Leave out the pictures, then reproduce the rest of the material exactly.
## start Data lines
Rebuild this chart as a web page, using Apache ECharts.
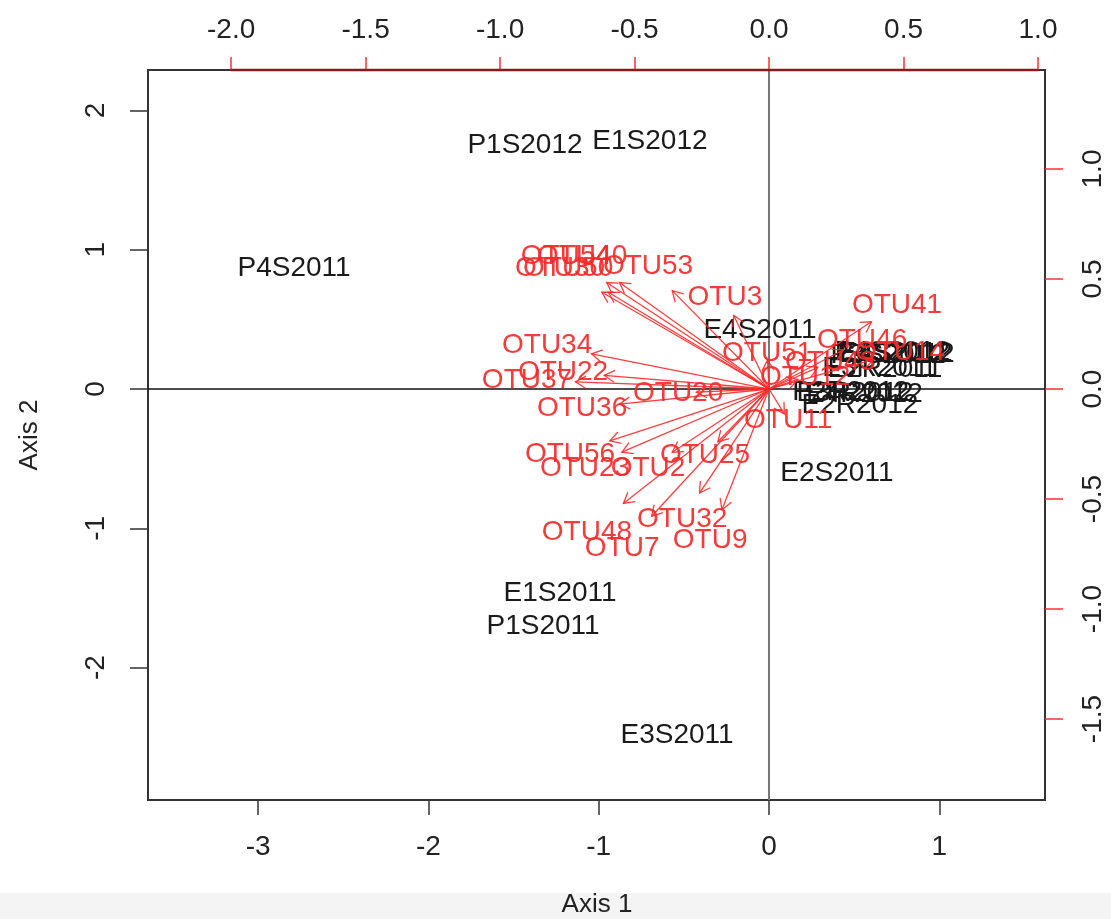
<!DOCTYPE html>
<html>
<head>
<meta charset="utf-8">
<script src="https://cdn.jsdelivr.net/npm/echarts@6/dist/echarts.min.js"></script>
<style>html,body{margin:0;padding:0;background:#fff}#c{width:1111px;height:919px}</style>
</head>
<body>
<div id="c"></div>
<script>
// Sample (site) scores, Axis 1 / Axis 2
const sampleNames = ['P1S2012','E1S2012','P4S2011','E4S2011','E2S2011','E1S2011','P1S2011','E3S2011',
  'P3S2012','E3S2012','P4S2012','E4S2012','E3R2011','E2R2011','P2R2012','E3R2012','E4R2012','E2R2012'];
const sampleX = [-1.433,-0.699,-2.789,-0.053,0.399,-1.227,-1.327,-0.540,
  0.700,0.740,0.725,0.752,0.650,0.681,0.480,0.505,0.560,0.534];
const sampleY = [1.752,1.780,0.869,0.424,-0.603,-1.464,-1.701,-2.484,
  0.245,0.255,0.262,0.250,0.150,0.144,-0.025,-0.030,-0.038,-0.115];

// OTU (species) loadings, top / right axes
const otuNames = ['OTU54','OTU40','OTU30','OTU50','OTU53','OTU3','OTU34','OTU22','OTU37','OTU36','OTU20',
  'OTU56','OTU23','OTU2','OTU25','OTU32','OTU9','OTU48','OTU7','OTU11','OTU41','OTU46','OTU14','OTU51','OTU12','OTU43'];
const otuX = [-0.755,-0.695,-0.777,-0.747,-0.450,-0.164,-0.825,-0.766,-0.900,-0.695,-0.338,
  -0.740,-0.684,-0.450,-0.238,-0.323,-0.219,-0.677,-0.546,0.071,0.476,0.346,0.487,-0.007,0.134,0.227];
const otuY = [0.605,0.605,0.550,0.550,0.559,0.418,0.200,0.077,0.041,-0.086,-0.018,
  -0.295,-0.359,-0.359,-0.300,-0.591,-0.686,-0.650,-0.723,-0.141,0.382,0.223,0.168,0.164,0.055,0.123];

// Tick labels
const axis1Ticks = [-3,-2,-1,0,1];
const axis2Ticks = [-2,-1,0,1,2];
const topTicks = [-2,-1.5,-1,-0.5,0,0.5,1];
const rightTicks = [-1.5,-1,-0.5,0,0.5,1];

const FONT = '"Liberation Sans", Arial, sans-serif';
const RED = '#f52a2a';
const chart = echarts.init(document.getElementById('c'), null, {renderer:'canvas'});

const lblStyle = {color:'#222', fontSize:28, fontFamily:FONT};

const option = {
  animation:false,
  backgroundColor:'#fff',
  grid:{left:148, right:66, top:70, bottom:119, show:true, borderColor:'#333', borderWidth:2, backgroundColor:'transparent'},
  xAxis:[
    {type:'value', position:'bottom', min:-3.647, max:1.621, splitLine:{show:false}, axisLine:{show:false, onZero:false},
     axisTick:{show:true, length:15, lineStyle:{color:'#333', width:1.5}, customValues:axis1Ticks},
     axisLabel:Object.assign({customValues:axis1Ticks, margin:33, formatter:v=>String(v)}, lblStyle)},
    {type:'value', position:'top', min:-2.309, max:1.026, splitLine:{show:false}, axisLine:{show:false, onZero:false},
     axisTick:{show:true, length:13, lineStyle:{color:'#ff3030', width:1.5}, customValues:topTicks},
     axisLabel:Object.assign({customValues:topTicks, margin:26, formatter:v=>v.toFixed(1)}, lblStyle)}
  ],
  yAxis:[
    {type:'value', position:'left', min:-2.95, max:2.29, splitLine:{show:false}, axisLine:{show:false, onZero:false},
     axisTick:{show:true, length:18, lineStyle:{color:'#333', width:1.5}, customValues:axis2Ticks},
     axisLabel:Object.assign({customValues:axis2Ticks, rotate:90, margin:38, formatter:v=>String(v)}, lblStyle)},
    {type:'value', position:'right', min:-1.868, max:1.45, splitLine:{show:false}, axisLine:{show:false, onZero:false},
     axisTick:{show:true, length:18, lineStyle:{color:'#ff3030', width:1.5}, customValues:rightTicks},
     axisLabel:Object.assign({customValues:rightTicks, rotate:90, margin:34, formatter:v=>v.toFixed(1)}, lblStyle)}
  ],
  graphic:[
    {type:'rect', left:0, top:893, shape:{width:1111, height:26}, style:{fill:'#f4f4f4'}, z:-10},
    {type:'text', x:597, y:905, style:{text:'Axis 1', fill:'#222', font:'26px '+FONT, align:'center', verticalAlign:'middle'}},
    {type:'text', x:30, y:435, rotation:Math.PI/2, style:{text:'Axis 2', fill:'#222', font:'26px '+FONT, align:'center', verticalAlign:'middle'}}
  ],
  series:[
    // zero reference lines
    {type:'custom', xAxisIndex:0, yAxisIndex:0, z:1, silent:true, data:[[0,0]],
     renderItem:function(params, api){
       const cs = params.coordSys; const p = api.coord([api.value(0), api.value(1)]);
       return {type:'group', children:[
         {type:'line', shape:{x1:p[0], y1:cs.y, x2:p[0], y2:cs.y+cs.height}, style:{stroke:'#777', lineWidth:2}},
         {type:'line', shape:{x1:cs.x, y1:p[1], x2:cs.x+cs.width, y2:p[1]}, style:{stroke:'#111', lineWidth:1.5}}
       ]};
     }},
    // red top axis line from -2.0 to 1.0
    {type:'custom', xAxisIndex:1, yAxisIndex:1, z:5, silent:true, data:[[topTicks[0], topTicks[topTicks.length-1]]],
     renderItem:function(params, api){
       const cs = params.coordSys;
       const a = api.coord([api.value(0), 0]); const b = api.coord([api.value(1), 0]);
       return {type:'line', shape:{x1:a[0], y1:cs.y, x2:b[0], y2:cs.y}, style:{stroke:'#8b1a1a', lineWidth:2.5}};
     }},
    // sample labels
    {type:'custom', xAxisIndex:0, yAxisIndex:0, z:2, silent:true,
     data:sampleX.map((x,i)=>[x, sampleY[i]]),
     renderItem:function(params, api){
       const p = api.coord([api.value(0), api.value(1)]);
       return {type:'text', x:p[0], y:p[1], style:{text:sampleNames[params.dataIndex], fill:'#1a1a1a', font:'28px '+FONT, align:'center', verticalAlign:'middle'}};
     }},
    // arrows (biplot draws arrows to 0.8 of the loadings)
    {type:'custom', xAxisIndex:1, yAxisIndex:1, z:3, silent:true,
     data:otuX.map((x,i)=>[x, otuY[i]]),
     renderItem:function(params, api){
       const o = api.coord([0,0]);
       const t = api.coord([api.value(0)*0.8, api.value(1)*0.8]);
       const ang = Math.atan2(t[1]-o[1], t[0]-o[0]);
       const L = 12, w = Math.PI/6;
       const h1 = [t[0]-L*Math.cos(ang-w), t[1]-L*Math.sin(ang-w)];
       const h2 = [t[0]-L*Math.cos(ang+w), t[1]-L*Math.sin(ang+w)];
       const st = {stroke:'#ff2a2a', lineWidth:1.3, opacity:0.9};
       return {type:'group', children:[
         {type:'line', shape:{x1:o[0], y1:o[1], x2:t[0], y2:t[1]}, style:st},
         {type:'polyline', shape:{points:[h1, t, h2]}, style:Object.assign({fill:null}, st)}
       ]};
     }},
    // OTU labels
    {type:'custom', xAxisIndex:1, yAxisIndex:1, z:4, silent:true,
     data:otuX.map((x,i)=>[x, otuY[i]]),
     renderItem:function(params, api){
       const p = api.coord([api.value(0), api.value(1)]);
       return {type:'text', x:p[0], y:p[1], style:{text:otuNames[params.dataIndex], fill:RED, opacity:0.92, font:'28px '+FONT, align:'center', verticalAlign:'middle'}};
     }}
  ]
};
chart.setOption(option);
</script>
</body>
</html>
## end Data lines
- [The result]:
Rebuild this chart as a web page, using Apache ECharts.
<!DOCTYPE html>
<html>
<head>
<meta charset="utf-8">
<script src="https://cdn.jsdelivr.net/npm/echarts@6/dist/echarts.min.js"></script>
<style>html,body{margin:0;padding:0;background:#fff}#c{width:1111px;height:919px}</style>
</head>
<body>
<div id="c"></div>
<script>
// Sample (site) scores, Axis 1 / Axis 2
const sampleNames = ['P1S2012','E1S2012','P4S2011','E4S2011','E2S2011','E1S2011','P1S2011','E3S2011',
  'P3S2012','E3S2012','P4S2012','E4S2012','E3R2011','E2R2011','P2R2012','E3R2012','E4R2012','E2R2012'];
const sampleX = [-1.433,-0.699,-2.789,-0.053,0.399,-1.227,-1.327,-0.540,
  0.700,0.740,0.725,0.752,0.650,0.681,0.480,0.505,0.560,0.534];
const sampleY = [1.752,1.780,0.869,0.424,-0.603,-1.464,-1.701,-2.484,
  0.245,0.255,0.262,0.250,0.150,0.144,-0.025,-0.030,-0.038,-0.115];

// OTU (species) loadings, top / right axes
const otuNames = ['OTU54','OTU40','OTU30','OTU50','OTU53','OTU3','OTU34','OTU22','OTU37','OTU36','OTU20',
  'OTU56','OTU23','OTU2','OTU25','OTU32','OTU9','OTU48','OTU7','OTU11','OTU41','OTU46','OTU14','OTU51','OTU12','OTU43'];
const otuX = [-0.755,-0.695,-0.777,-0.747,-0.450,-0.164,-0.825,-0.766,-0.900,-0.695,-0.338,
  -0.740,-0.684,-0.450,-0.238,-0.323,-0.219,-0.677,-0.546,0.071,0.476,0.346,0.487,-0.007,0.134,0.227];
const otuY = [0.605,0.605,0.550,0.550,0.559,0.418,0.200,0.077,0.041,-0.086,-0.018,
  -0.295,-0.359,-0.359,-0.300,-0.591,-0.686,-0.650,-0.723,-0.141,0.382,0.223,0.168,0.164,0.055,0.123];

// Tick labels
const axis1Ticks = [-3,-2,-1,0,1];
const axis2Ticks = [-2,-1,0,1,2];
const topTicks = [-2,-1.5,-1,-0.5,0,0.5,1];
const rightTicks = [-1.5,-1,-0.5,0,0.5,1];

const FONT = '"Liberation Sans", Arial, sans-serif';
const RED = '#f52a2a';
const chart = echarts.init(document.getElementById('c'), null, {renderer:'canvas'});

const lblStyle = {color:'#222', fontSize:28, fontFamily:FONT};

const option = {
  animation:false,
  backgroundColor:'#fff',
  grid:{left:148, right:66, top:70, bottom:119, show:true, borderColor:'#333', borderWidth:2, backgroundColor:'transparent'},
  xAxis:[
    {type:'value', position:'bottom', min:-3.647, max:1.621, splitLine:{show:false}, axisLine:{show:false, onZero:false},
     axisTick:{show:true, length:15, lineStyle:{color:'#333', width:1.5}, customValues:axis1Ticks},
     axisLabel:Object.assign({customValues:axis1Ticks, margin:33, formatter:v=>String(v)}, lblStyle)},
    {type:'value', position:'top', min:-2.309, max:1.026, splitLine:{show:false}, axisLine:{show:false, onZero:false},
     axisTick:{show:true, length:13, lineStyle:{color:'#ff3030', width:1.5}, customValues:topTicks},
     axisLabel:Object.assign({customValues:topTicks, margin:26, formatter:v=>v.toFixed(1)}, lblStyle)}
  ],
  yAxis:[
    {type:'value', position:'left', min:-2.95, max:2.29, splitLine:{show:false}, axisLine:{show:false, onZero:false},
     axisTick:{show:true, length:18, lineStyle:{color:'#333', width:1.5}, customValues:axis2Ticks},
     axisLabel:Object.assign({customValues:axis2Ticks, rotate:90, margin:38, formatter:v=>String(v)}, lblStyle)},
    {type:'value', position:'right', min:-1.868, max:1.45, splitLine:{show:false}, axisLine:{show:false, onZero:false},
     axisTick:{show:true, length:18, lineStyle:{color:'#ff3030', width:1.5}, customValues:rightTicks},
     axisLabel:Object.assign({customValues:rightTicks, rotate:90, margin:34, formatter:v=>v.toFixed(1)}, lblStyle)}
  ],
  graphic:[
    {type:'rect', left:0, top:893, shape:{width:1111, height:26}, style:{fill:'#f4f4f4'}, z:-10},
    {type:'text', x:597, y:905, style:{text:'Axis 1', fill:'#222', font:'26px '+FONT, align:'center', verticalAlign:'middle'}},
    {type:'text', x:30, y:435, rotation:Math.PI/2, style:{text:'Axis 2', fill:'#222', font:'26px '+FONT, align:'center', verticalAlign:'middle'}}
  ],
  series:[
    // zero reference lines
    {type:'custom', xAxisIndex:0, yAxisIndex:0, z:1, silent:true, data:[[0,0]],
     renderItem:function(params, api){
       const cs = params.coordSys; const p = api.coord([api.value(0), api.value(1)]);
       return {type:'group', children:[
         {type:'line', shape:{x1:p[0], y1:cs.y, x2:p[0], y2:cs.y+cs.height}, style:{stroke:'#777', lineWidth:2}},
         {type:'line', shape:{x1:cs.x, y1:p[1], x2:cs.x+cs.width, y2:p[1]}, style:{stroke:'#111', lineWidth:1.5}}
       ]};
     }},
    // red top axis line from -2.0 to 1.0
    {type:'custom', xAxisIndex:1, yAxisIndex:1, z:5, silent:true, data:[[topTicks[0], topTicks[topTicks.length-1]]],
     renderItem:function(params, api){
       const cs = params.coordSys;
       const a = api.coord([api.value(0), 0]); const b = api.coord([api.value(1), 0]);
       return {type:'line', shape:{x1:a[0], y1:cs.y, x2:b[0], y2:cs.y}, style:{stroke:'#8b1a1a', lineWidth:2.5}};
     }},
    // sample labels
    {type:'custom', xAxisIndex:0, yAxisIndex:0, z:2, silent:true,
     data:sampleX.map((x,i)=>[x, sampleY[i]]),
     renderItem:function(params, api){
       const p = api.coord([api.value(0), api.value(1)]);
       return {type:'text', x:p[0], y:p[1], style:{text:sampleNames[params.dataIndex], fill:'#1a1a1a', font:'28px '+FONT, align:'center', verticalAlign:'middle'}};
     }},
    // arrows (biplot draws arrows to 0.8 of the loadings)
    {type:'custom', xAxisIndex:1, yAxisIndex:1, z:3, silent:true,
     data:otuX.map((x,i)=>[x, otuY[i]]),
     renderItem:function(params, api){
       const o = api.coord([0,0]);
       const t = api.coord([api.value(0)*0.8, api.value(1)*0.8]);
       const ang = Math.atan2(t[1]-o[1], t[0]-o[0]);
       const L = 12, w = Math.PI/6;
       const h1 = [t[0]-L*Math.cos(ang-w), t[1]-L*Math.sin(ang-w)];
       const h2 = [t[0]-L*Math.cos(ang+w), t[1]-L*Math.sin(ang+w)];
       const st = {stroke:'#ff2a2a', lineWidth:1.3, opacity:0.9};
       return {type:'group', children:[
         {type:'line', shape:{x1:o[0], y1:o[1], x2:t[0], y2:t[1]}, style:st},
         {type:'polyline', shape:{points:[h1, t, h2]}, style:Object.assign({fill:null}, st)}
       ]};
     }},
    // OTU labels
    {type:'custom', xAxisIndex:1, yAxisIndex:1, z:4, silent:true,
     data:otuX.map((x,i)=>[x, otuY[i]]),
     renderItem:function(params, api){
       const p = api.coord([api.value(0), api.value(1)]);
       return {type:'text', x:p[0], y:p[1], style:{text:otuNames[params.dataIndex], fill:RED, opacity:0.92, font:'28px '+FONT, align:'center', verticalAlign:'middle'}};
     }}
  ]
};
chart.setOption(option);
</script>
</body>
</html>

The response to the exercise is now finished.